4 snacks you’ll rarely find outside of Canada

In England they have Jaffa Cakes. In Norway, they have Smash!, which resemble chocolate-covered Bugles. In Thailand they have Smiling Fish Brand Crispy Baby Clam Snack (it’s exactly what it sounds like). In Holland they have triple-salted liquorice.

Everyone in the world snacks, and every country has its own unique collection of the appetizing, the portable, the finger-licking, and the impossible-to-eat-just-one. And, just like every other country, Canada has its own snack foods it likes to call its own. Sure, our stuff may be available in other places—but they all have a uniquely Canadian flavour.

Hickory Sticks

“Cause when you’ve got the Munchies…” If you completed that jingle in your head, you probably remember the 1980s and early 90s, when Hostess Potato Chips were the best-selling brand in Canada. (Sour cream and bacon chips, anyone?) Hostess, which managed to survive a disastrous misstep when it released orange-, grape- and cherry-flavoured chips in the late 1970s, is pretty much a thing of the past now—the brand became Lay’s in 1996. The only thing left with the Hostess name on it is those addictively smoky, salty Hickory Sticks. For the truly nostalgic, check out this collection of retro-cool Hostess commercials.

Ketchup Chips

herrs-ketchup-potato-chips

Giving Canadians odd-smelling breath and odder-looking fingers for a generation, ketchup chips are credited with being a Hostess Potato Chip invention, sold only for the Canadian market. Actually, the origin of ketchup chips is the topic of some controversy, since a company in Pennsylvania has also been making ketchup-flavoured chips since the early 1980s. Whatever their birthplace, ketchup chips are largely absent from shelves south of the border (although they are available in other places throughout the world) and are generally considered a quintessential Canadian snack.

Coffee Crisp

Coffee-Crisp

How do you like your coffee? Coffee Crisp was actually born in the UK in the 1930s as a chocolate-covered wafer bar and introduced to Canada as Biscrisp, but its current coffee-flavoured incarnation—reportedly a combination of Aero’s bubbly chocolate and Biscrisp’s wafers, plus coffee—is a Canadian development.

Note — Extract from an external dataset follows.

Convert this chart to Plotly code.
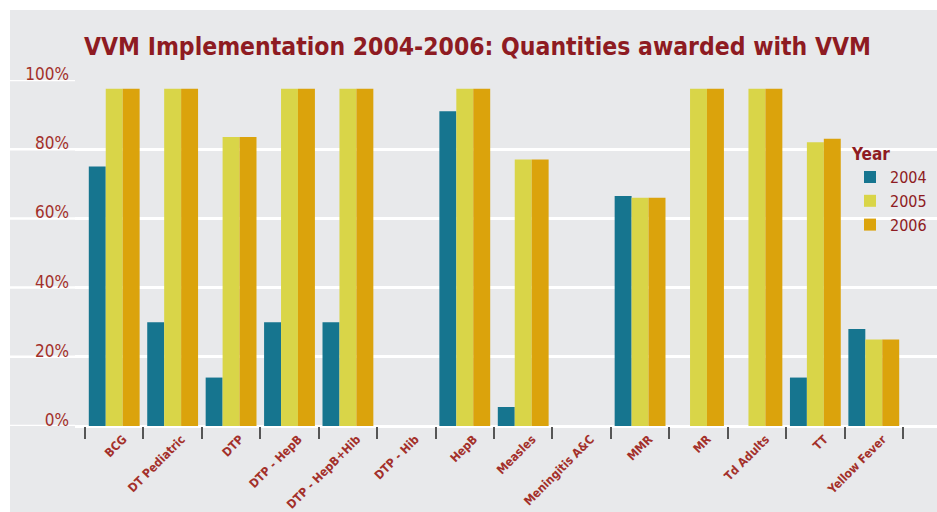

Following a petition by disgruntled Americans in 2006, Nestle introduced the bar to the American market, then discontinued its efforts in 2009. Our neighbours to the south will just have to like their coffee … with cream and sugar.

Vachon pastries

Jos-Louis

Flakies, Jos. Louis, May Wests: these Canadian takes on American snack cakes like Twinkies and Hostess Pies have long been a Canadian-only thing—until recently. With Hostess—the maker of Twinkies—now bankrupt, Vachon pastries are starting to make inroads into the American market. Will American consumers abandon their now unrequited love for spongy yellow cake and cream filling for the jammy indulgence of a Passion Flakie? Time will tell.

If you’ve travelled, what snacks did you miss while you were away from home? What snacky item says “Canada” to you?